On Thursday, workers at a refugee center on the outskirts of Rome reported renewed tensions with local residents, who have been holding violent demonstrations against the foreigners in recent days.

"We are scared. We are trying to find a compromise with the residents," a center official, Francesco Amato, told the Associated Press news agency. The refugees currently being housed at the facility are reported to be primarily from Egypt and Bangladesh.

Amid the upswing in violence despite a heavy police presence, minors were evacuated from the site.

A statement from Rome Mayor Ignazio Marino's office indicated that the building in the eastern suburb of Tor Sapienza had been "seriously damaged," according to Reuters news agency.

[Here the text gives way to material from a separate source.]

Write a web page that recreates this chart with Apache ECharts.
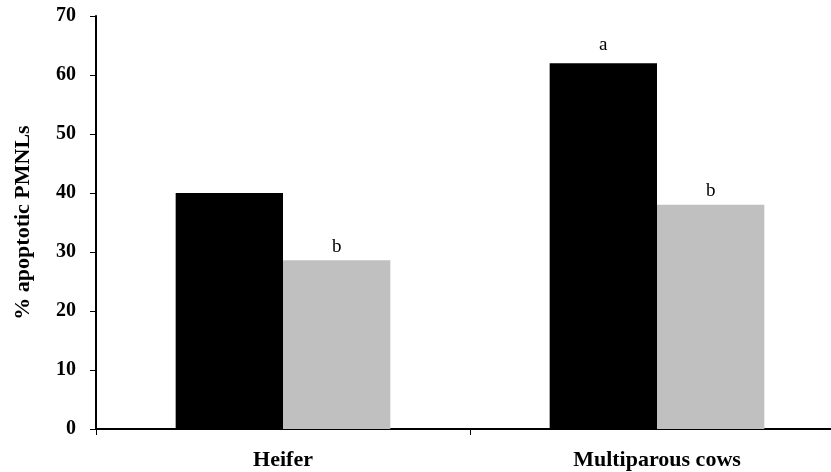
<!DOCTYPE html>
<html><head><meta charset="utf-8">
<script src="https://cdn.jsdelivr.net/npm/echarts@6/dist/echarts.min.js"></script>
<style>html,body{margin:0;padding:0;background:#fff;overflow:hidden;width:831px;height:472px}#c{width:844px;height:472px}</style>
</head><body><div id="c"></div>
<script>
var categories = ['Heifer', 'Multiparous cows'];
var seriesA = [40, 62];
var seriesB = [28.6, 38];
var labelsA = ['', 'a'];
var labelsB = ['b', 'b'];
var yTicks = [0, 10, 20, 30, 40, 50, 60, 70];

var serif = '"Liberation Serif", "Times New Roman", serif';
var chart = echarts.init(document.getElementById('c'));
function lbl(arr, dist){
  return {show:true, position:'top', distance:dist, color:'#000', fontFamily:serif, fontSize:19,
    formatter:function(p){return arr[p.dataIndex];}};
}
chart.setOption({
  animation:false,
  grid:{left:96, right:0, top:16, bottom:43, containLabel:false},
  xAxis:{type:'category', data:categories,
    axisLine:{lineStyle:{color:'#000', width:2}},
    axisTick:{show:true, length:6, lineStyle:{color:'#000', width:1}},
    axisLabel:{color:'#000', fontFamily:serif, fontWeight:'bold', fontSize:22, margin:20}},
  yAxis:{type:'value', min:yTicks[0], max:yTicks[yTicks.length-1], interval:10,
    name:'% apoptotic PMNLs', nameLocation:'middle', nameGap:62, nameRotate:90,
    nameTextStyle:{color:'#000', fontFamily:serif, fontWeight:'bold', fontSize:22},
    axisLine:{show:true, lineStyle:{color:'#000', width:2}},
    axisTick:{show:true, length:6, lineStyle:{color:'#000', width:1}},
    splitLine:{show:false},
    axisLabel:{color:'#000', fontFamily:serif, fontWeight:'bold', fontSize:20, margin:20}},
  series:[
    {type:'bar', data:seriesA, itemStyle:{color:'#000'}, barGap:'0%', barCategoryGap:'42.6%', label:lbl(labelsA, 9)},
    {type:'bar', data:seriesB, itemStyle:{color:'#c0c0c0'}, label:lbl(labelsB, 4)}
  ]
});
</script></body></html>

Hostilities escalated on Monday, with protesters throwing stones and bottles at the center as they shouted insults at its residents.

"Rome rejects all forms of violence, racism and xenophobia," Marino said in the statement.

Conflicting reports have described the protesters in Tor Sapienza, on the one hand, as disgruntled Italian natives whose ire is directed at the government's insufficient support for the refugees and, on the other, as far-right xenophobes.

The southern European country has been fighting record unemployment and is still struggling to emerge from its worst economic recession since World War II.

Italy has seen a sharp rise in the number of refugees and asylum seekers in recent years as wars and political instability swept over the Middle East and North Africa. Many of those people have attempted to cross the Mediterranean, seeking to land in Italy. Rome recently ended its own sea rescue mission to allow the EU to head a new mission, dubbed "Triton."

According to the UN High Commissioner for Refugees, Italy will be home to nearly 80,000 refugees and close to 14,000 asylum seekers by January.